What is needed: Word for word, print each line of the listing below; pictures stay out.

Provided material:
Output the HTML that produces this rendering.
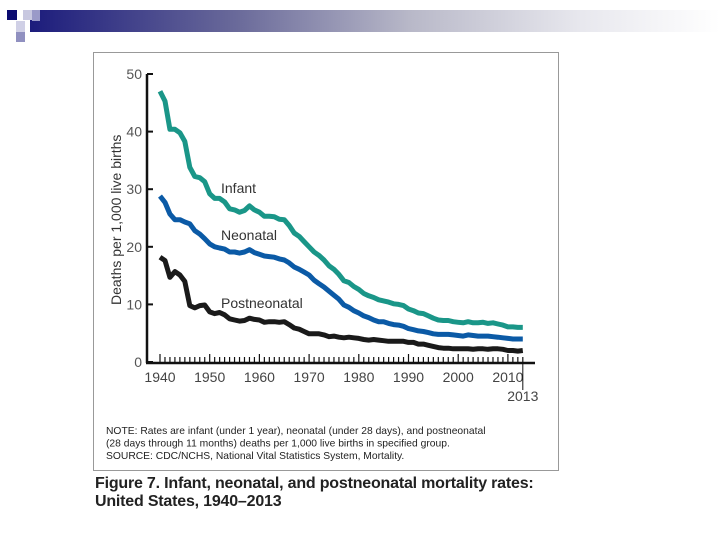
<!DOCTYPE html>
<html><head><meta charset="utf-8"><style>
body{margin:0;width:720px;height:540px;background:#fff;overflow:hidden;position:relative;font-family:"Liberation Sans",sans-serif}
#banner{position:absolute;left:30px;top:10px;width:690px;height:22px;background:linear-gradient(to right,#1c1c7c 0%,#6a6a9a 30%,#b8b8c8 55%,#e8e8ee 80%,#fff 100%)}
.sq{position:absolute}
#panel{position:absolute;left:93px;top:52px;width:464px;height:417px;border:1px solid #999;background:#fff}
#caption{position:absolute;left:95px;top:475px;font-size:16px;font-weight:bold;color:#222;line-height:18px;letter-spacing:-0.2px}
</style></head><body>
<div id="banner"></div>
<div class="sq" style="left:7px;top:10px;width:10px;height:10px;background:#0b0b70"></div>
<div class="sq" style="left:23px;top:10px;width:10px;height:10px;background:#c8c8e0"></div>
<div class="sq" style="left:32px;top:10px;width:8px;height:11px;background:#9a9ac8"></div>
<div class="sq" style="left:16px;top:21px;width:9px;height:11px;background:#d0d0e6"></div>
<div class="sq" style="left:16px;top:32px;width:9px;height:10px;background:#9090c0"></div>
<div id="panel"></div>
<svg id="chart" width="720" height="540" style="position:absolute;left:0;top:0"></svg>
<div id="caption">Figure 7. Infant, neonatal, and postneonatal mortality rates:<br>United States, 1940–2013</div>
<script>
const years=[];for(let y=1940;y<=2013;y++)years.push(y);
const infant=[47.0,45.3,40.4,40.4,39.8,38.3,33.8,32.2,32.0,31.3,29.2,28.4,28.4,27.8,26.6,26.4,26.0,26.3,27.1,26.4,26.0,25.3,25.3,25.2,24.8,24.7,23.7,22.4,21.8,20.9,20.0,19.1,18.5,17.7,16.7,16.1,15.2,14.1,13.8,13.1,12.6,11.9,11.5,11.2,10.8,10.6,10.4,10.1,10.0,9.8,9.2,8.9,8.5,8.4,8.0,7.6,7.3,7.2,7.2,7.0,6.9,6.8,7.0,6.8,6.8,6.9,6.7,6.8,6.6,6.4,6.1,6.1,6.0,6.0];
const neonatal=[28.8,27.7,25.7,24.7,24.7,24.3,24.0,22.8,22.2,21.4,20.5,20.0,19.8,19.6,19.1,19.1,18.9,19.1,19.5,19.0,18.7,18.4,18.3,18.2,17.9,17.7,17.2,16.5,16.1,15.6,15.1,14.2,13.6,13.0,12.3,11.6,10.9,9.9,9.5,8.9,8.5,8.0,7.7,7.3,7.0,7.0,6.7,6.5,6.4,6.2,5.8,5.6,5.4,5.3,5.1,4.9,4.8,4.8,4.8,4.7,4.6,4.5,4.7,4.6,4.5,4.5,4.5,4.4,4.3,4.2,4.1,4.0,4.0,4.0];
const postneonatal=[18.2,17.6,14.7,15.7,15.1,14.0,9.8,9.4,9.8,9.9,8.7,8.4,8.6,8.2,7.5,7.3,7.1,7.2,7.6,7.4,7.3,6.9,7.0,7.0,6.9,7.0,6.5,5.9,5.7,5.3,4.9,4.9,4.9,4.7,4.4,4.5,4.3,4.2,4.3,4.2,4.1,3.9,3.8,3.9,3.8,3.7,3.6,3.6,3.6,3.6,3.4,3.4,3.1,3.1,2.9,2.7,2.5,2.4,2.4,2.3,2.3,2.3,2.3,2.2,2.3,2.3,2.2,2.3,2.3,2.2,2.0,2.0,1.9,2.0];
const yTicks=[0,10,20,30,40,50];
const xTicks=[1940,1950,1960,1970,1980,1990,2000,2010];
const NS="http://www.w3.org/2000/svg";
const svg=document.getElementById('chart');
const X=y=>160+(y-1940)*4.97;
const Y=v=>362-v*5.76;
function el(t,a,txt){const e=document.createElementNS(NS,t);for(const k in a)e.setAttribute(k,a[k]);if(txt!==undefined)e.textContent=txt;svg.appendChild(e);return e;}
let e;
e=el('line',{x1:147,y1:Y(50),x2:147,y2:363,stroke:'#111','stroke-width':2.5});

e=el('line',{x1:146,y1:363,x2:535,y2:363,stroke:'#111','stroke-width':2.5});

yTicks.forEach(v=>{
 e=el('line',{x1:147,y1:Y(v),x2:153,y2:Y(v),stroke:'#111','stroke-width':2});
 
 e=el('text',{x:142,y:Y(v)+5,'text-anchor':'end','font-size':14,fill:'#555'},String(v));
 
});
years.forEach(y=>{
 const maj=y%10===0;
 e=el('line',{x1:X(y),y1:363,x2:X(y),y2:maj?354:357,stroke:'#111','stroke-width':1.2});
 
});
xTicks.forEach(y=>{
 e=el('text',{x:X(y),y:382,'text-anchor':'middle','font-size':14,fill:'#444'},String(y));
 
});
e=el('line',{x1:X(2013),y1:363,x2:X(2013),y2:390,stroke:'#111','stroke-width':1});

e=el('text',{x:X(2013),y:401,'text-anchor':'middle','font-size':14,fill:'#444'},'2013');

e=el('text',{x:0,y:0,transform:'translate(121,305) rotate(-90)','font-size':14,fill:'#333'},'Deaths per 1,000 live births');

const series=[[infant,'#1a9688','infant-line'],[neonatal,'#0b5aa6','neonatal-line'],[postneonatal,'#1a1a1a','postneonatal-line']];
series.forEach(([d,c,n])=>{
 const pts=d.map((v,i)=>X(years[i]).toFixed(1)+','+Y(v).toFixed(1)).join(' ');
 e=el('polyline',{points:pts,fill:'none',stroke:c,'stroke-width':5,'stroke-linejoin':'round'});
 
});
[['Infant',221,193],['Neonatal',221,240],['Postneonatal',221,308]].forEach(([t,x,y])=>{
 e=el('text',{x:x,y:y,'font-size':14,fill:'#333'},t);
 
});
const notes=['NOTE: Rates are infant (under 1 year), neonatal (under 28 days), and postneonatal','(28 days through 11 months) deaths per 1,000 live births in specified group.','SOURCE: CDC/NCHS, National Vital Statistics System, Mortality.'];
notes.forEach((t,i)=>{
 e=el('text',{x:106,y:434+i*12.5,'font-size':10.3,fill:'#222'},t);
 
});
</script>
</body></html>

Worked solution:
Output the HTML that produces this rendering.
<!DOCTYPE html>
<html><head><meta charset="utf-8"><style>
body{margin:0;width:720px;height:540px;background:#fff;overflow:hidden;position:relative;font-family:"Liberation Sans",sans-serif}
#banner{position:absolute;left:30px;top:10px;width:690px;height:22px;background:linear-gradient(to right,#1c1c7c 0%,#6a6a9a 30%,#b8b8c8 55%,#e8e8ee 80%,#fff 100%)}
.sq{position:absolute}
#panel{position:absolute;left:93px;top:52px;width:464px;height:417px;border:1px solid #999;background:#fff}
#caption{position:absolute;left:95px;top:475px;font-size:16px;font-weight:bold;color:#222;line-height:18px;letter-spacing:-0.2px}
</style></head><body>
<div id="banner"></div>
<div class="sq" style="left:7px;top:10px;width:10px;height:10px;background:#0b0b70"></div>
<div class="sq" style="left:23px;top:10px;width:10px;height:10px;background:#c8c8e0"></div>
<div class="sq" style="left:32px;top:10px;width:8px;height:11px;background:#9a9ac8"></div>
<div class="sq" style="left:16px;top:21px;width:9px;height:11px;background:#d0d0e6"></div>
<div class="sq" style="left:16px;top:32px;width:9px;height:10px;background:#9090c0"></div>
<div id="panel"></div>
<svg id="chart" width="720" height="540" style="position:absolute;left:0;top:0"></svg>
<div id="caption">Figure 7. Infant, neonatal, and postneonatal mortality rates:<br>United States, 1940–2013</div>
<script>
const years=[];for(let y=1940;y<=2013;y++)years.push(y);
const infant=[47.0,45.3,40.4,40.4,39.8,38.3,33.8,32.2,32.0,31.3,29.2,28.4,28.4,27.8,26.6,26.4,26.0,26.3,27.1,26.4,26.0,25.3,25.3,25.2,24.8,24.7,23.7,22.4,21.8,20.9,20.0,19.1,18.5,17.7,16.7,16.1,15.2,14.1,13.8,13.1,12.6,11.9,11.5,11.2,10.8,10.6,10.4,10.1,10.0,9.8,9.2,8.9,8.5,8.4,8.0,7.6,7.3,7.2,7.2,7.0,6.9,6.8,7.0,6.8,6.8,6.9,6.7,6.8,6.6,6.4,6.1,6.1,6.0,6.0];
const neonatal=[28.8,27.7,25.7,24.7,24.7,24.3,24.0,22.8,22.2,21.4,20.5,20.0,19.8,19.6,19.1,19.1,18.9,19.1,19.5,19.0,18.7,18.4,18.3,18.2,17.9,17.7,17.2,16.5,16.1,15.6,15.1,14.2,13.6,13.0,12.3,11.6,10.9,9.9,9.5,8.9,8.5,8.0,7.7,7.3,7.0,7.0,6.7,6.5,6.4,6.2,5.8,5.6,5.4,5.3,5.1,4.9,4.8,4.8,4.8,4.7,4.6,4.5,4.7,4.6,4.5,4.5,4.5,4.4,4.3,4.2,4.1,4.0,4.0,4.0];
const postneonatal=[18.2,17.6,14.7,15.7,15.1,14.0,9.8,9.4,9.8,9.9,8.7,8.4,8.6,8.2,7.5,7.3,7.1,7.2,7.6,7.4,7.3,6.9,7.0,7.0,6.9,7.0,6.5,5.9,5.7,5.3,4.9,4.9,4.9,4.7,4.4,4.5,4.3,4.2,4.3,4.2,4.1,3.9,3.8,3.9,3.8,3.7,3.6,3.6,3.6,3.6,3.4,3.4,3.1,3.1,2.9,2.7,2.5,2.4,2.4,2.3,2.3,2.3,2.3,2.2,2.3,2.3,2.2,2.3,2.3,2.2,2.0,2.0,1.9,2.0];
const yTicks=[0,10,20,30,40,50];
const xTicks=[1940,1950,1960,1970,1980,1990,2000,2010];
const NS="http://www.w3.org/2000/svg";
const svg=document.getElementById('chart');
const X=y=>160+(y-1940)*4.97;
const Y=v=>362-v*5.76;
function el(t,a,txt){const e=document.createElementNS(NS,t);for(const k in a)e.setAttribute(k,a[k]);if(txt!==undefined)e.textContent=txt;svg.appendChild(e);return e;}
let e;
e=el('line',{x1:147,y1:Y(50),x2:147,y2:363,stroke:'#111','stroke-width':2.5});

e=el('line',{x1:146,y1:363,x2:535,y2:363,stroke:'#111','stroke-width':2.5});

yTicks.forEach(v=>{
 e=el('line',{x1:147,y1:Y(v),x2:153,y2:Y(v),stroke:'#111','stroke-width':2});
 
 e=el('text',{x:142,y:Y(v)+5,'text-anchor':'end','font-size':14,fill:'#555'},String(v));
 
});
years.forEach(y=>{
 const maj=y%10===0;
 e=el('line',{x1:X(y),y1:363,x2:X(y),y2:maj?354:357,stroke:'#111','stroke-width':1.2});
 
});
xTicks.forEach(y=>{
 e=el('text',{x:X(y),y:382,'text-anchor':'middle','font-size':14,fill:'#444'},String(y));
 
});
e=el('line',{x1:X(2013),y1:363,x2:X(2013),y2:390,stroke:'#111','stroke-width':1});

e=el('text',{x:X(2013),y:401,'text-anchor':'middle','font-size':14,fill:'#444'},'2013');

e=el('text',{x:0,y:0,transform:'translate(121,305) rotate(-90)','font-size':14,fill:'#333'},'Deaths per 1,000 live births');

const series=[[infant,'#1a9688','infant-line'],[neonatal,'#0b5aa6','neonatal-line'],[postneonatal,'#1a1a1a','postneonatal-line']];
series.forEach(([d,c,n])=>{
 const pts=d.map((v,i)=>X(years[i]).toFixed(1)+','+Y(v).toFixed(1)).join(' ');
 e=el('polyline',{points:pts,fill:'none',stroke:c,'stroke-width':5,'stroke-linejoin':'round'});
 
});
[['Infant',221,193],['Neonatal',221,240],['Postneonatal',221,308]].forEach(([t,x,y])=>{
 e=el('text',{x:x,y:y,'font-size':14,fill:'#333'},t);
 
});
const notes=['NOTE: Rates are infant (under 1 year), neonatal (under 28 days), and postneonatal','(28 days through 11 months) deaths per 1,000 live births in specified group.','SOURCE: CDC/NCHS, National Vital Statistics System, Mortality.'];
notes.forEach((t,i)=>{
 e=el('text',{x:106,y:434+i*12.5,'font-size':10.3,fill:'#222'},t);
 
});
</script>
</body></html>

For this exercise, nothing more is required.